Use the audit log metadata
The Kubernetes audit log contains two annotations: authorization.k8s.io/decision
and authorization.k8s.io/reason
. The authorization.k8s.io/decision annotation indicates whether a request is authorized. The annotations are used to specify the reasons why specific API operations can be called.
Use node-problem-detector with the Kubernetes event center of Simple Log Service to identify abnormal cluster events
node-problem-detector is a tool maintained by ACK to diagnose Kubernetes nodes. node-problem-detector detects node exceptions, generates node events, and works with kube-eventer to generate alerts upon these events and enable closed-loop management of alerts. node-problem-detector generates node events when the following exceptions are detected: Docker engine hangs, Linux kernel hangs, outbound traffic exceptions, and file descriptor exceptions. In addition to node issues and exceptions detected by node-problem-detector, a Kubernetes cluster also generates events when the status of the cluster changes. For example, a Kubernetes cluster generates events when a pod is evicted and the cluster fails to pull an image. The Kubernetes event center of Simple Log Service collects all events generated in Kubernetes clusters and provides the following capabilities: storage, query, analytics, visualization, and alerting. The Kubernetes event center helps O&M engineers identify issues that may affect the cluster stability and abnormal events, such as regular users running the exec command to log on to specific containers. For more information, see Event monitoring.

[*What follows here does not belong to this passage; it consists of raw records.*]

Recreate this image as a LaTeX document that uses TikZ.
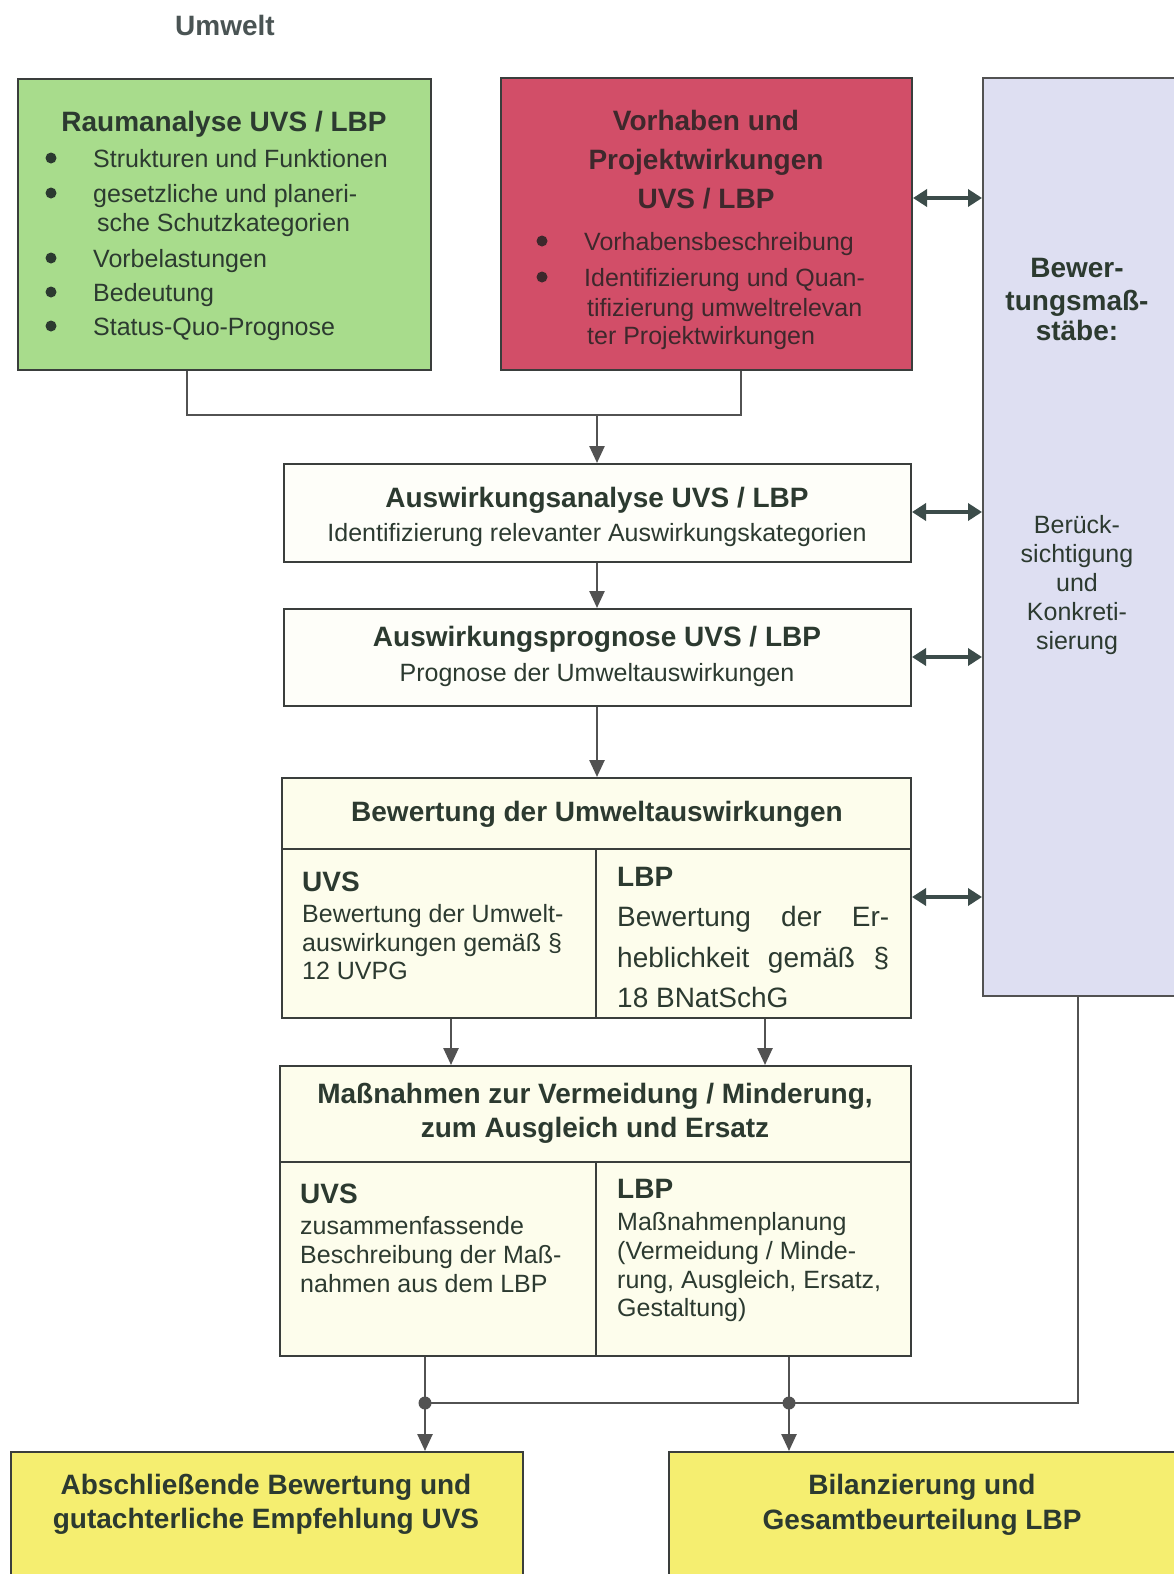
\documentclass[tikz,border=0pt]{standalone}
\usepackage{fontspec}
\setmainfont{Liberation Sans}
\usetikzlibrary{arrows.meta}
\definecolor{txtc}{RGB}{44,58,48}
\definecolor{redtxt}{RGB}{62,40,44}
\definecolor{greenf}{RGB}{168,220,140}
\definecolor{redf}{RGB}{210,78,104}
\definecolor{lavf}{RGB}{222,223,242}
\definecolor{yelf}{RGB}{245,238,112}
\definecolor{palef}{RGB}{253,253,236}
\definecolor{whitef}{RGB}{254,254,249}
\definecolor{linec}{RGB}{82,82,82}
\definecolor{borderc}{RGB}{58,62,60}
\definecolor{dblc}{RGB}{60,76,74}
\definecolor{umc}{RGB}{74,84,84}
\tikzset{
  boxst/.style={draw=borderc, line width=2pt, inner sep=0pt, anchor=north west},
  tx/.style={font=\fontsize{25}{30}\selectfont, text=txtc, inner sep=0pt, anchor=base west},
  txc/.style={tx, anchor=base},
  tl/.style={font=\fontsize{28}{34}\selectfont, text=txtc, inner sep=0pt, anchor=base west},
  tb/.style={font=\bfseries\fontsize{28}{34}\selectfont, text=txtc, inner sep=0pt, anchor=base},
  tbw/.style={tb, anchor=base west},
  bul/.style={circle, fill=txtc, inner sep=0pt, minimum size=11pt},
  conn/.style={draw=linec, line width=2.5pt},
  arr/.style={conn, -{Triangle[length=17pt,width=15pt]}},
  dbl/.style={draw=dblc, line width=3.5pt, {Triangle[length=14pt,width=17pt]}-{Triangle[length=14pt,width=17pt]}},
  jdot/.style={circle, fill=linec, inner sep=0pt, minimum size=13pt}
}
\begin{document}
\begin{tikzpicture}[x=1pt,y=-1pt]
\useasboundingbox (0,0) rectangle (1174,1574);
\fill[white] (0,0) rectangle (1174,1574);

% title
\node[tb, text=umc] (umwelt) at (225,35) {Umwelt};

% boxes
\node[boxst, fill=greenf, minimum width=413pt, minimum height=291pt] (green) at (17,78) {};
\node[boxst, fill=redf, minimum width=411pt, minimum height=292pt] (red) at (500,77) {};
\node[boxst, draw=linec, line width=1.5pt, fill=lavf, minimum width=196pt, minimum height=918pt] (lav) at (982,77) {};
\node[boxst, fill=whitef, minimum width=627pt, minimum height=98pt] (ana) at (283,463) {};
\node[boxst, fill=whitef, minimum width=627pt, minimum height=97pt] (pro) at (283,608) {};
\node[boxst, fill=palef, minimum width=629pt, minimum height=240pt] (bew) at (281,777) {};
\node[boxst, fill=palef, minimum width=631pt, minimum height=290pt] (mas) at (279,1065) {};
\node[boxst, fill=yelf, minimum width=512pt, minimum height=140pt] (bl) at (10,1451) {};
\node[boxst, fill=yelf, minimum width=520pt, minimum height=140pt] (br) at (668,1451) {};

% inner divisions
\draw[draw=borderc, line width=2pt] (bew.west |- 0,849) -- (bew.east |- 0,849);
\draw[draw=borderc, line width=2pt] (596,849) -- (bew.south -| 596,0);
\draw[draw=borderc, line width=2pt] (mas.west |- 0,1162) -- (mas.east |- 0,1162);
\draw[draw=borderc, line width=2pt] (596,1162) -- (mas.south -| 596,0);

% green box text
\node[tb] (g0) at (224,131) {Raumanalyse UVS / LBP};
\node[bul] (gb1) at (51,158) {};
\node[tx] (g1) at (93,167) {Strukturen und Funktionen};
\node[bul] (gb2) at (51,193) {};
\node[tx] (g2) at (93,202) {gesetzliche und planeri-};
\node[tx] (g3) at (97,231) {sche Schutzkategorien};
\node[bul] (gb4) at (51,258) {};
\node[tx] (g4) at (93,267) {Vorbelastungen};
\node[bul] (gb5) at (51,292) {};
\node[tx] (g5) at (93,301) {Bedeutung};
\node[bul] (gb6) at (51,326) {};
\node[tx] (g6) at (93,335) {Status-Quo-Prognose};

% red box text
\node[tb, text=redtxt] (r0) at (706,130) {Vorhaben und};
\node[tb, text=redtxt] (r1) at (706,169) {Projektwirkungen};
\node[tb, text=redtxt] (r2) at (706,208) {UVS / LBP};
\node[bul, fill=redtxt] (rb1) at (542,241) {};
\node[tx, text=redtxt] (r3) at (584,250) {Vorhabensbeschreibung};
\node[bul, fill=redtxt] (rb2) at (542,277) {};
\node[tx, text=redtxt] (r4) at (584,286) {Identifizierung und Quan-};
\node[tx, text=redtxt] (r5) at (587,316) {tifizierung umweltrelevan};
\node[tx, text=redtxt] (r6) at (587,344) {ter Projektwirkungen};

% lavender text
\node[tb] (l1) at (1077,277) {Bewer-};
\node[tb] (l2) at (1077,310) {tungsmaß-};
\node[tb] (l3) at (1077,340) {stäbe:};
\node[txc] (l4) at (1077,533) {Berück-};
\node[txc] (l5) at (1077,562) {sichtigung};
\node[txc] (l6) at (1077,591) {und};
\node[txc] (l7) at (1077,620) {Konkreti-};
\node[txc] (l8) at (1077,649) {sierung};

% Auswirkungsanalyse / -prognose
\node[tb] (a1) at (597,507) {Auswirkungsanalyse UVS / LBP};
\node[txc] (a2) at (597,541) {Identifizierung relevanter Auswirkungskategorien};
\node[tb] (p1) at (597,646) {Auswirkungsprognose UVS / LBP};
\node[txc] (p2) at (597,681) {Prognose der Umweltauswirkungen};

% Bewertung
\node[tb] (b0) at (597,821) {Bewertung der Umweltauswirkungen};
\node[tbw] (b1) at (302,891) {UVS};
\node[tx] (b2) at (302,922) {Bewertung der Umwelt-};
\node[tx] (b3) at (302,951) {auswirkungen gemäß §};
\node[tx] (b4) at (302,979) {12 UVPG};
\node[tbw] (b5) at (617,886) {LBP};
\node[tl] (b6) at (617,926) {\makebox[272pt][s]{Bewertung der Er-}};
\node[tl] (b7) at (617,967) {\makebox[272pt][s]{heblichkeit gemäß §}};
\node[tl] (b8) at (617,1007) {18 BNatSchG};

% Massnahmen
\node[tb] (m0) at (595,1103) {Maßnahmen zur Vermeidung / Minderung,};
\node[tb] (m1) at (595,1137) {zum Ausgleich und Ersatz};
\node[tbw] (m2) at (300,1203) {UVS};
\node[tx] (m3) at (300,1234) {zusammenfassende};
\node[tx] (m4) at (300,1263) {Beschreibung der Maß-};
\node[tx] (m5) at (300,1292) {nahmen aus dem LBP};
\node[tbw] (m6) at (617,1198) {LBP};
\node[tx] (m7) at (617,1230) {Maßnahmenplanung};
\node[tx] (m8) at (617,1259) {(Vermeidung / Minde-};
\node[tx] (m9) at (617,1288) {rung, Ausgleich, Ersatz,};
\node[tx] (m10) at (617,1316) {Gestaltung)};

% bottom boxes text
\node[tb] (bl1) at (266,1494) {Abschließende Bewertung und};
\node[tb] (bl2) at (266,1528) {gutachterliche Empfehlung UVS};
\node[tb] (br1) at (922,1494) {Bilanzierung und};
\node[tb] (br2) at (922,1529) {Gesamtbeurteilung LBP};

% connectors
\coordinate (jn) at (597,415);
\draw[conn] (green.south -| 187,0) |- (jn) -| (red.south -| 741,0);
\draw[arr] (jn) -- (ana.north -| jn);
\draw[arr] (ana.south -| 597,0) -- (pro.north -| 597,0);
\draw[arr] (pro.south -| 597,0) -- (bew.north -| 597,0);
\draw[arr] (bew.south -| 451,0) -- (mas.north -| 451,0);
\draw[arr] (bew.south -| 765,0) -- (mas.north -| 765,0);

\node[jdot] (d1) at (425,1403) {};
\node[jdot] (d2) at (789,1403) {};
\coordinate (lvx) at (1078,995);
\draw[conn] (mas.south -| d1) -- (d1.center);
\draw[conn] (mas.south -| d2) -- (d2.center);
\draw[conn] (lvx) |- (d1.center);
\draw[arr] (d1.center) -- (bl.north -| d1);
\draw[arr] (d2.center) -- (br.north -| d2);

% double arrows to the criteria column
\draw[dbl] (red.east |- 0,198) -- (lav.west |- 0,198);
\draw[dbl] (ana.east |- 0,512) -- (lav.west |- 0,512);
\draw[dbl] (pro.east |- 0,657) -- (lav.west |- 0,657);
\draw[dbl] (bew.east |- 0,897) -- (lav.west |- 0,897);
\end{tikzpicture}
\end{document}
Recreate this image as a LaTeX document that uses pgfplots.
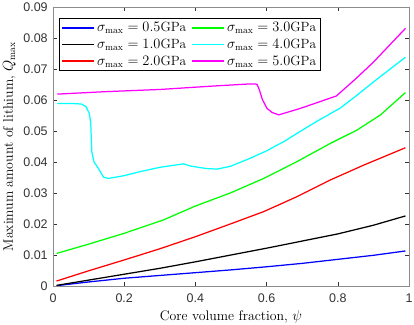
\documentclass[border=0pt]{standalone}
\usepackage{fontspec}
\usepackage{pgfplots}
\pgfplotsset{compat=1.18}
\newfontfamily\tickfont{Liberation Sans}
\definecolor{axgray}{gray}{0.55}
\definecolor{tickgray}{gray}{0.2}
\definecolor{cB}{rgb}{0,0,1}
\definecolor{cK}{rgb}{0,0,0}
\definecolor{cR}{rgb}{1,0,0}
\definecolor{cG}{rgb}{0,1,0}
\definecolor{cC}{rgb}{0,1,1}
\definecolor{cM}{rgb}{1,0,1}
\begin{document}
\begin{tikzpicture}
\begin{axis}[
  width=356pt, height=279pt, scale only axis,
  xmin=0, xmax=1, ymin=0, ymax=0.09,
  xtick={0,0.2,0.4,0.6,0.8,1},
  ytick={0,0.01,0.02,0.03,0.04,0.05,0.06,0.07,0.08,0.09},
  scaled y ticks=false, scaled x ticks=false,
  /pgf/number format/assume math mode=true,
  xticklabel style={/pgf/number format/fixed, /pgf/number format/precision=1, yshift=-4.5pt},
  yticklabel style={/pgf/number format/fixed, /pgf/number format/precision=2, xshift=-1.8pt},
  tick label style={font=\tickfont\fontsize{12.5}{14}\selectfont, text=tickgray},
  tick align=inside,
  major tick length=4pt,
  major tick style={tickgray, line width=0.5pt},
  axis line style={axgray, line width=0.7pt},
  xlabel={Core volume fraction, $\psi$},
  ylabel={Maximum amount of lithium, $Q_{\max}$},
  label style={font=\fontsize{13.8}{16}\selectfont},
  xlabel style={at={(axis description cs:0.5,0)}, anchor=base, yshift=-35pt},
  ylabel style={at={(axis description cs:0,0.5)}, anchor=base, yshift=40pt},
  legend columns=2,
  legend cell align=left,
  legend style={at={(0.017,0.961)}, anchor=north west, draw=black, line width=0.7pt,
    fill=white, font=\fontsize{13.4}{16}\selectfont, inner sep=2pt, row sep=1.8pt,
    /tikz/every even column/.append style={column sep=3pt}},
  legend image code/.code={\draw[#1, line width=1.7pt] (0pt,0pt) -- (32pt,0pt);},
  every axis plot/.append style={line width=1.25pt},
]
\addplot[cB, forget plot] coordinates {(0.01,0.0001) (0.1,0.0013) (0.2,0.0025) (0.3,0.0034) (0.4,0.0043) (0.5,0.0052) (0.6,0.0062) (0.7,0.0073) (0.8,0.0086) (0.9,0.0099) (0.99,0.0113)};
\addplot[cK, forget plot] coordinates {(0.01,0.0002) (0.1,0.0019) (0.2,0.0038) (0.3,0.0057) (0.4,0.0078) (0.5,0.0100) (0.6,0.0122) (0.7,0.0145) (0.8,0.0168) (0.9,0.0196) (0.99,0.0226)};
\addplot[cR, forget plot] coordinates {(0.01,0.0016) (0.1,0.0049) (0.2,0.0084) (0.3,0.0120) (0.4,0.0159) (0.498,0.0200) (0.592,0.0240) (0.685,0.0288) (0.779,0.0342) (0.873,0.0390) (0.99,0.0446)};
\addplot[cG, forget plot] coordinates {(0.01,0.0105) (0.1,0.0135) (0.2,0.0170) (0.31,0.0213) (0.4,0.0258) (0.498,0.0300) (0.592,0.0347) (0.685,0.0401) (0.779,0.0460) (0.854,0.0503) (0.92,0.0552) (0.99,0.0624)};
\addplot[cC, forget plot] coordinates {(0.012,0.0589) (0.05,0.0589) (0.08,0.0587) (0.093,0.0578) (0.102,0.0557) (0.106,0.0525) (0.109,0.0433) (0.115,0.0401) (0.127,0.0380) (0.142,0.0351) (0.156,0.0347) (0.2,0.0356) (0.245,0.0369) (0.301,0.0383) (0.367,0.0394) (0.386,0.0387) (0.43,0.0379) (0.461,0.0377) (0.498,0.0386) (0.554,0.0412) (0.6,0.0436) (0.65,0.0467) (0.699,0.0502) (0.75,0.0537) (0.807,0.0574) (0.85,0.0612) (0.901,0.0659) (0.99,0.0738)};
\addplot[cM, forget plot] coordinates {(0.012,0.0619) (0.15,0.0627) (0.301,0.0634) (0.45,0.0645) (0.555,0.0652) (0.573,0.0651) (0.58,0.0632) (0.588,0.0602) (0.601,0.0573) (0.615,0.0560) (0.634,0.0552) (0.695,0.0573) (0.796,0.0613) (0.85,0.0668) (0.9,0.0722) (0.99,0.0831)};
\addlegendimage{cB}\addlegendentry{$\sigma_{\max}=0.5\mathrm{GPa}$}
\addlegendimage{cG}\addlegendentry{$\sigma_{\max}=3.0\mathrm{GPa}$}
\addlegendimage{cK}\addlegendentry{$\sigma_{\max}=1.0\mathrm{GPa}$}
\addlegendimage{cC}\addlegendentry{$\sigma_{\max}=4.0\mathrm{GPa}$}
\addlegendimage{cR}\addlegendentry{$\sigma_{\max}=2.0\mathrm{GPa}$}
\addlegendimage{cM}\addlegendentry{$\sigma_{\max}=5.0\mathrm{GPa}$}
\end{axis}
\pgfresetboundingbox
\useasboundingbox ([xshift=-53pt,yshift=-39pt]current axis.south west) rectangle ([xshift=5pt,yshift=7pt]current axis.north east);
\end{tikzpicture}
\end{document}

Enable the Ingress dashboard
Ingress controllers of ACK allow you to stream all HTTP request log data to standard outputs. ACK is also integrated with Simple Log Service. You can create dashboards to monitor and analyze log data. The Ingress dashboard displays the following information about the status of Ingresses in a cluster: the number of page views (PVs), the number of unique visitors (UVs), inbound and outbound traffic, the average latency, and top URLs. This helps you gain insights into the service traffic, and detect malicious traffic and DDoS attacks at the earliest opportunity. For more information, see Ingress Dashboard.
Enable logging for CoreDNS
CoreDNS is deployed in ACK clusters and serves as a DNS server. You can check the log of CoreDNS to locate the causes of slow DNS resolution or analyze DNS queries for high-risk domain names. You can view the analytical report of the CoreDNS log in Simple Log Service dashboards. This helps you identify DNS queries for high-risk domain names. For more information, see Collect and analyze CoreDNS logs.